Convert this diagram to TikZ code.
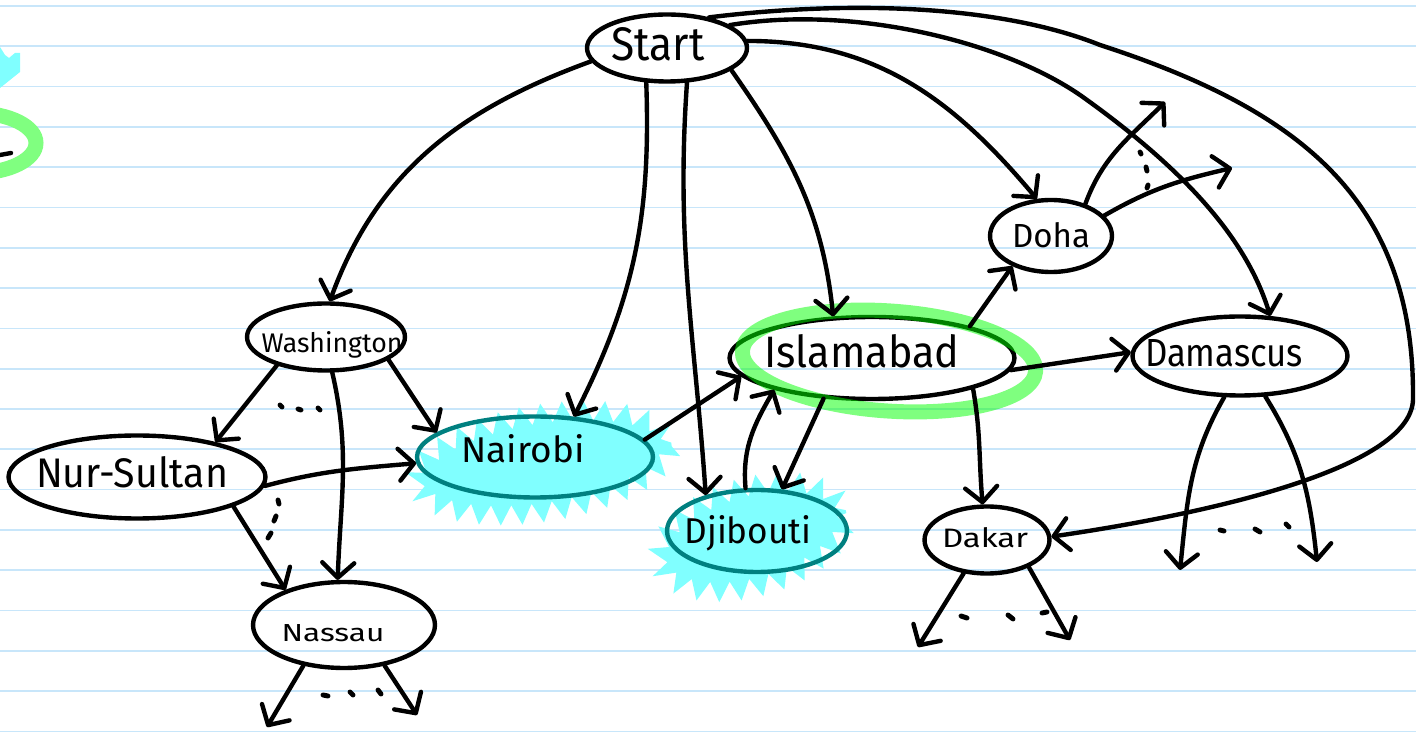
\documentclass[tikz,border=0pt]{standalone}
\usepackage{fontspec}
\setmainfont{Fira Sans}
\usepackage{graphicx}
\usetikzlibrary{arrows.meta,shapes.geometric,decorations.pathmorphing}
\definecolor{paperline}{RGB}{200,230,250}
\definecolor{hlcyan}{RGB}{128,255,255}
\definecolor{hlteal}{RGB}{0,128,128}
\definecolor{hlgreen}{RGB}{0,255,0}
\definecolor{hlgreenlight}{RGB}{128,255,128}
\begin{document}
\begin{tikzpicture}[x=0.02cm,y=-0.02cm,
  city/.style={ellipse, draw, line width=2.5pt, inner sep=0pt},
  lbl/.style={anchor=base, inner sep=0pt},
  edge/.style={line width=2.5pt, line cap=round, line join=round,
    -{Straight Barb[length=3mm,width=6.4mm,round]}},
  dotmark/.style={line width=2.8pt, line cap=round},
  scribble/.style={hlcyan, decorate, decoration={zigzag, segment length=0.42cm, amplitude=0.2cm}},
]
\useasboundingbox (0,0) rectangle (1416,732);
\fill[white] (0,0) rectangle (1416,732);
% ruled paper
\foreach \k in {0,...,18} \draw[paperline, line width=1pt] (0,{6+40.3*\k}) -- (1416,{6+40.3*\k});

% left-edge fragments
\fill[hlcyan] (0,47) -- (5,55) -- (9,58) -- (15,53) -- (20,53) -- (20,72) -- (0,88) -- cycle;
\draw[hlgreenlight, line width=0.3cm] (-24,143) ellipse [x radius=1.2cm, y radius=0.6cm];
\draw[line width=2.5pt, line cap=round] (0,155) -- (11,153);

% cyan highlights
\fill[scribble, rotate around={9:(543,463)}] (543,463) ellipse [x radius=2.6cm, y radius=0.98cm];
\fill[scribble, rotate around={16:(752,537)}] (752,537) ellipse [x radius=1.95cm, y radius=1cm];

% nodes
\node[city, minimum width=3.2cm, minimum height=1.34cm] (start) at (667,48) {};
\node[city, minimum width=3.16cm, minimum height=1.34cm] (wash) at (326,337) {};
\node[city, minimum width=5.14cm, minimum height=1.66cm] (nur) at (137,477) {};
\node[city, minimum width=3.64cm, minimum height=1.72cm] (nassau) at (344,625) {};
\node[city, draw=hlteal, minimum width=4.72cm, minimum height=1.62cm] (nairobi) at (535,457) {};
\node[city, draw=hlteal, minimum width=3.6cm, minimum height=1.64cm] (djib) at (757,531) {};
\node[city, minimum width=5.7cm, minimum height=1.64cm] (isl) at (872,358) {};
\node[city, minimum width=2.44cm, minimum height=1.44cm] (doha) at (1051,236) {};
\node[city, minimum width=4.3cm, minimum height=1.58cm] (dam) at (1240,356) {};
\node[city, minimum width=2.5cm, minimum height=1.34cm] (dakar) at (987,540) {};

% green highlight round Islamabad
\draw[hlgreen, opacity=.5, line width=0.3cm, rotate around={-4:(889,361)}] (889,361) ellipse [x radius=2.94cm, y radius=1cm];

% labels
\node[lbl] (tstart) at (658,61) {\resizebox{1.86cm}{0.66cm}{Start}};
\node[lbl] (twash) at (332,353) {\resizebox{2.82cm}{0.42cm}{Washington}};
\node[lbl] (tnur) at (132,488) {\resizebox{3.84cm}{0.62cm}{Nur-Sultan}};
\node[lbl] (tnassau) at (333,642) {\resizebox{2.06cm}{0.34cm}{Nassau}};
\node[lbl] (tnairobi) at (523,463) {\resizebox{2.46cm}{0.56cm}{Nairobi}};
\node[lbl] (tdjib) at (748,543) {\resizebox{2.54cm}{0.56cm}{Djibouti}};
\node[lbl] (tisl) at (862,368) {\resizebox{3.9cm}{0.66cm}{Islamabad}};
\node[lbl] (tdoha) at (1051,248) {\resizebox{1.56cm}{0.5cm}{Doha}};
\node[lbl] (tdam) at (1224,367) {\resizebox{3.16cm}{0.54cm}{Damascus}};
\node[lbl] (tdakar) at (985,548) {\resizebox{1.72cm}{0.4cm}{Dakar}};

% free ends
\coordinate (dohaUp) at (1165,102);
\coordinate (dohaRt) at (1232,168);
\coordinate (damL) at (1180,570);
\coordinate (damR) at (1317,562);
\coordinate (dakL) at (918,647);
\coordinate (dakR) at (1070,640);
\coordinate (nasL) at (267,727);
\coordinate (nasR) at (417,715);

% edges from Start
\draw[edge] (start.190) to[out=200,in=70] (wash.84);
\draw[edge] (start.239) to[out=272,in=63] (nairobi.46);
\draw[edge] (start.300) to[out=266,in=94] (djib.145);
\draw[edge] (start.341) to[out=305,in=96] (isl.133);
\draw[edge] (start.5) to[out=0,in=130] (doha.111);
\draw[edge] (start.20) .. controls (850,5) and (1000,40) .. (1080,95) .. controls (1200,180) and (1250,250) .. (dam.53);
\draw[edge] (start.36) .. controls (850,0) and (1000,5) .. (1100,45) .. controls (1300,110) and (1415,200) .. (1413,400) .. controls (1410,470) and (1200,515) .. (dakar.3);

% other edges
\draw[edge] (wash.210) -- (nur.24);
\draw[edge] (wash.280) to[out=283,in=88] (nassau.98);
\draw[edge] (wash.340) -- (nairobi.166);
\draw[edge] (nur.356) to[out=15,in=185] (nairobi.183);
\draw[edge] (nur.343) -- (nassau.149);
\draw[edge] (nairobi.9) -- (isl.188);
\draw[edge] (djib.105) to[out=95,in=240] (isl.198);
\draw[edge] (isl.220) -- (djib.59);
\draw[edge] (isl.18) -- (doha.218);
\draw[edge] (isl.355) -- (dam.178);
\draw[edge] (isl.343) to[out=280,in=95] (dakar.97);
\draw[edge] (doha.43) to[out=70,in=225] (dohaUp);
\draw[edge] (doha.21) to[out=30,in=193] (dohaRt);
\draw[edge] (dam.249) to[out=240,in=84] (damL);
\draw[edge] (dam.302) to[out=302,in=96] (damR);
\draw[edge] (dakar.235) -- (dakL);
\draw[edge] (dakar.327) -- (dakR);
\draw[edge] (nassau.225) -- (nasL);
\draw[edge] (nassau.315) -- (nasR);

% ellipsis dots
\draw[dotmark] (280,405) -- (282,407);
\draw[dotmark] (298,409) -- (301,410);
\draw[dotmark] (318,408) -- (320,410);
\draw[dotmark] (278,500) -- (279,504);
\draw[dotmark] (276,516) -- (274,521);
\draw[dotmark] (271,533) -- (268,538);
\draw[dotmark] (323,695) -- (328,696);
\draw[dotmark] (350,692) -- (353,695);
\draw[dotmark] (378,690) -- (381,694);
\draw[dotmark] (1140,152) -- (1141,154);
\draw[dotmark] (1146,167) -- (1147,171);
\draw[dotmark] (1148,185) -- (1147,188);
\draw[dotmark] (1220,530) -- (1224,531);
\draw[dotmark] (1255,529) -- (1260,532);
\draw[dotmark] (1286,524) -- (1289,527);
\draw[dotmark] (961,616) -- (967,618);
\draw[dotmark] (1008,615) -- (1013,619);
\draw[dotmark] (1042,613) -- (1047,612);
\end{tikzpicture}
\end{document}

++++++++

The problem: Return all of the data exactly as written, and drop the pictures.

Task answer:
Convert this diagram to TikZ code.
\documentclass[tikz,border=0pt]{standalone}
\usepackage{fontspec}
\setmainfont{Fira Sans}
\usepackage{graphicx}
\usetikzlibrary{arrows.meta,shapes.geometric,decorations.pathmorphing}
\definecolor{paperline}{RGB}{200,230,250}
\definecolor{hlcyan}{RGB}{128,255,255}
\definecolor{hlteal}{RGB}{0,128,128}
\definecolor{hlgreen}{RGB}{0,255,0}
\definecolor{hlgreenlight}{RGB}{128,255,128}
\begin{document}
\begin{tikzpicture}[x=0.02cm,y=-0.02cm,
  city/.style={ellipse, draw, line width=2.5pt, inner sep=0pt},
  lbl/.style={anchor=base, inner sep=0pt},
  edge/.style={line width=2.5pt, line cap=round, line join=round,
    -{Straight Barb[length=3mm,width=6.4mm,round]}},
  dotmark/.style={line width=2.8pt, line cap=round},
  scribble/.style={hlcyan, decorate, decoration={zigzag, segment length=0.42cm, amplitude=0.2cm}},
]
\useasboundingbox (0,0) rectangle (1416,732);
\fill[white] (0,0) rectangle (1416,732);
% ruled paper
\foreach \k in {0,...,18} \draw[paperline, line width=1pt] (0,{6+40.3*\k}) -- (1416,{6+40.3*\k});

% left-edge fragments
\fill[hlcyan] (0,47) -- (5,55) -- (9,58) -- (15,53) -- (20,53) -- (20,72) -- (0,88) -- cycle;
\draw[hlgreenlight, line width=0.3cm] (-24,143) ellipse [x radius=1.2cm, y radius=0.6cm];
\draw[line width=2.5pt, line cap=round] (0,155) -- (11,153);

% cyan highlights
\fill[scribble, rotate around={9:(543,463)}] (543,463) ellipse [x radius=2.6cm, y radius=0.98cm];
\fill[scribble, rotate around={16:(752,537)}] (752,537) ellipse [x radius=1.95cm, y radius=1cm];

% nodes
\node[city, minimum width=3.2cm, minimum height=1.34cm] (start) at (667,48) {};
\node[city, minimum width=3.16cm, minimum height=1.34cm] (wash) at (326,337) {};
\node[city, minimum width=5.14cm, minimum height=1.66cm] (nur) at (137,477) {};
\node[city, minimum width=3.64cm, minimum height=1.72cm] (nassau) at (344,625) {};
\node[city, draw=hlteal, minimum width=4.72cm, minimum height=1.62cm] (nairobi) at (535,457) {};
\node[city, draw=hlteal, minimum width=3.6cm, minimum height=1.64cm] (djib) at (757,531) {};
\node[city, minimum width=5.7cm, minimum height=1.64cm] (isl) at (872,358) {};
\node[city, minimum width=2.44cm, minimum height=1.44cm] (doha) at (1051,236) {};
\node[city, minimum width=4.3cm, minimum height=1.58cm] (dam) at (1240,356) {};
\node[city, minimum width=2.5cm, minimum height=1.34cm] (dakar) at (987,540) {};

% green highlight round Islamabad
\draw[hlgreen, opacity=.5, line width=0.3cm, rotate around={-4:(889,361)}] (889,361) ellipse [x radius=2.94cm, y radius=1cm];

% labels
\node[lbl] (tstart) at (658,61) {\resizebox{1.86cm}{0.66cm}{Start}};
\node[lbl] (twash) at (332,353) {\resizebox{2.82cm}{0.42cm}{Washington}};
\node[lbl] (tnur) at (132,488) {\resizebox{3.84cm}{0.62cm}{Nur-Sultan}};
\node[lbl] (tnassau) at (333,642) {\resizebox{2.06cm}{0.34cm}{Nassau}};
\node[lbl] (tnairobi) at (523,463) {\resizebox{2.46cm}{0.56cm}{Nairobi}};
\node[lbl] (tdjib) at (748,543) {\resizebox{2.54cm}{0.56cm}{Djibouti}};
\node[lbl] (tisl) at (862,368) {\resizebox{3.9cm}{0.66cm}{Islamabad}};
\node[lbl] (tdoha) at (1051,248) {\resizebox{1.56cm}{0.5cm}{Doha}};
\node[lbl] (tdam) at (1224,367) {\resizebox{3.16cm}{0.54cm}{Damascus}};
\node[lbl] (tdakar) at (985,548) {\resizebox{1.72cm}{0.4cm}{Dakar}};

% free ends
\coordinate (dohaUp) at (1165,102);
\coordinate (dohaRt) at (1232,168);
\coordinate (damL) at (1180,570);
\coordinate (damR) at (1317,562);
\coordinate (dakL) at (918,647);
\coordinate (dakR) at (1070,640);
\coordinate (nasL) at (267,727);
\coordinate (nasR) at (417,715);

% edges from Start
\draw[edge] (start.190) to[out=200,in=70] (wash.84);
\draw[edge] (start.239) to[out=272,in=63] (nairobi.46);
\draw[edge] (start.300) to[out=266,in=94] (djib.145);
\draw[edge] (start.341) to[out=305,in=96] (isl.133);
\draw[edge] (start.5) to[out=0,in=130] (doha.111);
\draw[edge] (start.20) .. controls (850,5) and (1000,40) .. (1080,95) .. controls (1200,180) and (1250,250) .. (dam.53);
\draw[edge] (start.36) .. controls (850,0) and (1000,5) .. (1100,45) .. controls (1300,110) and (1415,200) .. (1413,400) .. controls (1410,470) and (1200,515) .. (dakar.3);

% other edges
\draw[edge] (wash.210) -- (nur.24);
\draw[edge] (wash.280) to[out=283,in=88] (nassau.98);
\draw[edge] (wash.340) -- (nairobi.166);
\draw[edge] (nur.356) to[out=15,in=185] (nairobi.183);
\draw[edge] (nur.343) -- (nassau.149);
\draw[edge] (nairobi.9) -- (isl.188);
\draw[edge] (djib.105) to[out=95,in=240] (isl.198);
\draw[edge] (isl.220) -- (djib.59);
\draw[edge] (isl.18) -- (doha.218);
\draw[edge] (isl.355) -- (dam.178);
\draw[edge] (isl.343) to[out=280,in=95] (dakar.97);
\draw[edge] (doha.43) to[out=70,in=225] (dohaUp);
\draw[edge] (doha.21) to[out=30,in=193] (dohaRt);
\draw[edge] (dam.249) to[out=240,in=84] (damL);
\draw[edge] (dam.302) to[out=302,in=96] (damR);
\draw[edge] (dakar.235) -- (dakL);
\draw[edge] (dakar.327) -- (dakR);
\draw[edge] (nassau.225) -- (nasL);
\draw[edge] (nassau.315) -- (nasR);

% ellipsis dots
\draw[dotmark] (280,405) -- (282,407);
\draw[dotmark] (298,409) -- (301,410);
\draw[dotmark] (318,408) -- (320,410);
\draw[dotmark] (278,500) -- (279,504);
\draw[dotmark] (276,516) -- (274,521);
\draw[dotmark] (271,533) -- (268,538);
\draw[dotmark] (323,695) -- (328,696);
\draw[dotmark] (350,692) -- (353,695);
\draw[dotmark] (378,690) -- (381,694);
\draw[dotmark] (1140,152) -- (1141,154);
\draw[dotmark] (1146,167) -- (1147,171);
\draw[dotmark] (1148,185) -- (1147,188);
\draw[dotmark] (1220,530) -- (1224,531);
\draw[dotmark] (1255,529) -- (1260,532);
\draw[dotmark] (1286,524) -- (1289,527);
\draw[dotmark] (961,616) -- (967,618);
\draw[dotmark] (1008,615) -- (1013,619);
\draw[dotmark] (1042,613) -- (1047,612);
\end{tikzpicture}
\end{document}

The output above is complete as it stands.